-- Start of GIVEN DATA --
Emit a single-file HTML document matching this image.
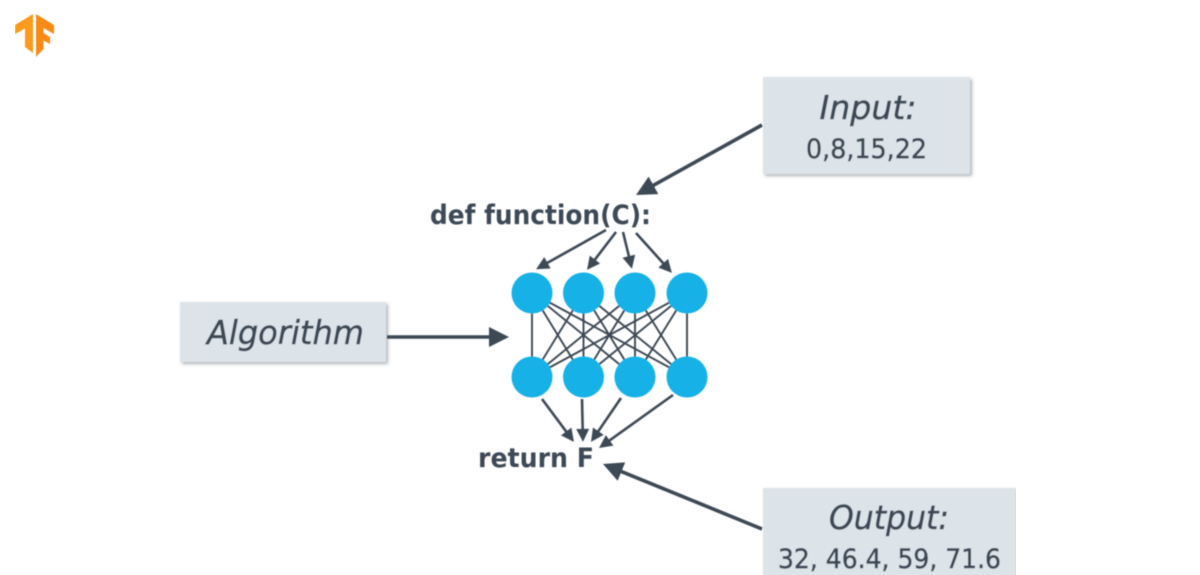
<!DOCTYPE html>
<html><head><meta charset="utf-8"><style>
html,body{margin:0;padding:0;background:#fff;width:1200px;height:575px;overflow:hidden}
svg{display:block}
text{font-family:"DejaVu Sans","Liberation Sans",sans-serif;fill:#3c4856}
.r{stroke:#3c4856;stroke-width:.55}
.b{fill:#dce3e9;filter:url(#s)}
.l{stroke:#3d4855;stroke-width:1.9;fill:none}
.a{stroke:#3d4855;stroke-width:2.6;fill:none}
.h{stroke:#3d4855;stroke-width:3.6;fill:none}
</style></head><body>
<svg width="1200" height="575" viewBox="0 0 1200 575" xmlns="http://www.w3.org/2000/svg">
<defs>
<filter id="s" x="-5%" y="-5%" width="110%" height="115%"><feDropShadow dx="2" dy="2" stdDeviation="1.5" flood-color="#8d949b" flood-opacity=".7"/></filter>
<filter id="blur" x="0" y="0" width="100%" height="100%"><feGaussianBlur stdDeviation="0.45"/></filter>
<marker id="m" viewBox="0 0 10 10" refX="7" refY="5" markerWidth="14" markerHeight="13" markerUnits="userSpaceOnUse" orient="auto"><path d="M0 0L10 5L0 10Z" fill="#3d4855"/></marker>
<marker id="M" viewBox="0 0 10 10" refX="7.500" refY="5" markerWidth="20" markerHeight="20" markerUnits="userSpaceOnUse" orient="auto"><path d="M0 0L10 5L0 10Z" fill="#3d4855"/></marker>
</defs>
<rect width="1200" height="575" fill="#fff"/>
<g filter="url(#blur)">
<!-- logo -->
<path d="M33 14L15 25V34L25 28.500V47L33 53Z" fill="#fb9a1f"/>
<path d="M36 14L54 25V34L43.500 28V33L50 37V44L43.500 40.500V49L36 57Z" fill="#f98a14"/>
<!-- boxes -->
<rect class="b" x="763" y="77" width="207" height="97"/>
<rect class="b" x="180" y="302" width="206" height="60"/>
<rect class="b" x="763" y="488" width="253" height="95"/>
<!-- box text -->
<text class="r" x="868" y="119" font-size="33" font-style="italic" text-anchor="middle" textLength="97" lengthAdjust="spacingAndGlyphs">Input:</text>
<text class="r" x="866.500" y="158" font-size="27" text-anchor="middle" textLength="121" lengthAdjust="spacingAndGlyphs">0,8,15,22</text>
<text class="r" x="285.500" y="344" font-size="33" font-style="italic" text-anchor="middle" textLength="157" lengthAdjust="spacingAndGlyphs">Algorithm</text>
<text class="r" x="889" y="529" font-size="33" font-style="italic" text-anchor="middle" textLength="120" lengthAdjust="spacingAndGlyphs">Output:</text>
<text class="r" x="889.500" y="568" font-size="27" text-anchor="middle" textLength="223" lengthAdjust="spacingAndGlyphs">32, 46.4, 59, 71.6</text>
<text x="430" y="224" font-size="27" font-weight="700" textLength="221" lengthAdjust="spacingAndGlyphs">def function(C):</text>
<text x="478" y="467" font-size="27" font-weight="700" textLength="116" lengthAdjust="spacingAndGlyphs">return F</text>
<!-- network connections -->
<g class="l">
<path d="M532 293L532 377M532 293L583.500 377M532 293L635 377M532 293L687 377"/>
<path d="M583.500 293L532 377M583.500 293L583.500 377M583.500 293L635 377M583.500 293L687 377"/>
<path d="M635 293L532 377M635 293L583.500 377M635 293L635 377M635 293L687 377"/>
<path d="M687 293L532 377M687 293L583.500 377M687 293L635 377M687 293L687 377"/>
</g>
<g fill="#12b1e6">
<circle cx="532" cy="293" r="20.500"/><circle cx="583.500" cy="293" r="20.500"/><circle cx="635" cy="293" r="20.500"/><circle cx="687" cy="293" r="20.500"/>
<circle cx="532" cy="377" r="20.500"/><circle cx="583.500" cy="377" r="20.500"/><circle cx="635" cy="377" r="20.500"/><circle cx="687" cy="377" r="20.500"/>
</g>
<!-- small arrows -->
<g class="a">
<path marker-end="url(#m)" d="M606 230L539.500 267.300"/>
<path marker-end="url(#m)" d="M616 232L589.400 266.800"/>
<path marker-end="url(#m)" d="M623 232L631 265"/>
<path marker-end="url(#m)" d="M636 233L669.300 270"/>
<path marker-end="url(#m)" d="M542 399L571.600 438.800"/>
<path marker-end="url(#m)" d="M582 399L582.900 438"/>
<path marker-end="url(#m)" d="M621 398L593.200 438.700"/>
<path marker-end="url(#m)" d="M673 395L602.200 445.700"/>
</g>
<!-- large arrows -->
<g class="h">
<path marker-end="url(#M)" d="M762 125L640.400 192.600"/>
<path marker-end="url(#M)" d="M387 337L504 337"/>
<path marker-end="url(#M)" d="M762 529L607.600 465.900"/>
</g>
</g>
</svg>
</body></html>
-- End of GIVEN DATA --
Leave out the pictures and reproduce the rest of the listing exactly.

▶ _FINISHED TASK_:
Emit a single-file HTML document matching this image.
<!DOCTYPE html>
<html><head><meta charset="utf-8"><style>
html,body{margin:0;padding:0;background:#fff;width:1200px;height:575px;overflow:hidden}
svg{display:block}
text{font-family:"DejaVu Sans","Liberation Sans",sans-serif;fill:#3c4856}
.r{stroke:#3c4856;stroke-width:.55}
.b{fill:#dce3e9;filter:url(#s)}
.l{stroke:#3d4855;stroke-width:1.9;fill:none}
.a{stroke:#3d4855;stroke-width:2.6;fill:none}
.h{stroke:#3d4855;stroke-width:3.6;fill:none}
</style></head><body>
<svg width="1200" height="575" viewBox="0 0 1200 575" xmlns="http://www.w3.org/2000/svg">
<defs>
<filter id="s" x="-5%" y="-5%" width="110%" height="115%"><feDropShadow dx="2" dy="2" stdDeviation="1.5" flood-color="#8d949b" flood-opacity=".7"/></filter>
<filter id="blur" x="0" y="0" width="100%" height="100%"><feGaussianBlur stdDeviation="0.45"/></filter>
<marker id="m" viewBox="0 0 10 10" refX="7" refY="5" markerWidth="14" markerHeight="13" markerUnits="userSpaceOnUse" orient="auto"><path d="M0 0L10 5L0 10Z" fill="#3d4855"/></marker>
<marker id="M" viewBox="0 0 10 10" refX="7.500" refY="5" markerWidth="20" markerHeight="20" markerUnits="userSpaceOnUse" orient="auto"><path d="M0 0L10 5L0 10Z" fill="#3d4855"/></marker>
</defs>
<rect width="1200" height="575" fill="#fff"/>
<g filter="url(#blur)">
<!-- logo -->
<path d="M33 14L15 25V34L25 28.500V47L33 53Z" fill="#fb9a1f"/>
<path d="M36 14L54 25V34L43.500 28V33L50 37V44L43.500 40.500V49L36 57Z" fill="#f98a14"/>
<!-- boxes -->
<rect class="b" x="763" y="77" width="207" height="97"/>
<rect class="b" x="180" y="302" width="206" height="60"/>
<rect class="b" x="763" y="488" width="253" height="95"/>
<!-- box text -->
<text class="r" x="868" y="119" font-size="33" font-style="italic" text-anchor="middle" textLength="97" lengthAdjust="spacingAndGlyphs">Input:</text>
<text class="r" x="866.500" y="158" font-size="27" text-anchor="middle" textLength="121" lengthAdjust="spacingAndGlyphs">0,8,15,22</text>
<text class="r" x="285.500" y="344" font-size="33" font-style="italic" text-anchor="middle" textLength="157" lengthAdjust="spacingAndGlyphs">Algorithm</text>
<text class="r" x="889" y="529" font-size="33" font-style="italic" text-anchor="middle" textLength="120" lengthAdjust="spacingAndGlyphs">Output:</text>
<text class="r" x="889.500" y="568" font-size="27" text-anchor="middle" textLength="223" lengthAdjust="spacingAndGlyphs">32, 46.4, 59, 71.6</text>
<text x="430" y="224" font-size="27" font-weight="700" textLength="221" lengthAdjust="spacingAndGlyphs">def function(C):</text>
<text x="478" y="467" font-size="27" font-weight="700" textLength="116" lengthAdjust="spacingAndGlyphs">return F</text>
<!-- network connections -->
<g class="l">
<path d="M532 293L532 377M532 293L583.500 377M532 293L635 377M532 293L687 377"/>
<path d="M583.500 293L532 377M583.500 293L583.500 377M583.500 293L635 377M583.500 293L687 377"/>
<path d="M635 293L532 377M635 293L583.500 377M635 293L635 377M635 293L687 377"/>
<path d="M687 293L532 377M687 293L583.500 377M687 293L635 377M687 293L687 377"/>
</g>
<g fill="#12b1e6">
<circle cx="532" cy="293" r="20.500"/><circle cx="583.500" cy="293" r="20.500"/><circle cx="635" cy="293" r="20.500"/><circle cx="687" cy="293" r="20.500"/>
<circle cx="532" cy="377" r="20.500"/><circle cx="583.500" cy="377" r="20.500"/><circle cx="635" cy="377" r="20.500"/><circle cx="687" cy="377" r="20.500"/>
</g>
<!-- small arrows -->
<g class="a">
<path marker-end="url(#m)" d="M606 230L539.500 267.300"/>
<path marker-end="url(#m)" d="M616 232L589.400 266.800"/>
<path marker-end="url(#m)" d="M623 232L631 265"/>
<path marker-end="url(#m)" d="M636 233L669.300 270"/>
<path marker-end="url(#m)" d="M542 399L571.600 438.800"/>
<path marker-end="url(#m)" d="M582 399L582.900 438"/>
<path marker-end="url(#m)" d="M621 398L593.200 438.700"/>
<path marker-end="url(#m)" d="M673 395L602.200 445.700"/>
</g>
<!-- large arrows -->
<g class="h">
<path marker-end="url(#M)" d="M762 125L640.400 192.600"/>
<path marker-end="url(#M)" d="M387 337L504 337"/>
<path marker-end="url(#M)" d="M762 529L607.600 465.900"/>
</g>
</g>
</svg>
</body></html>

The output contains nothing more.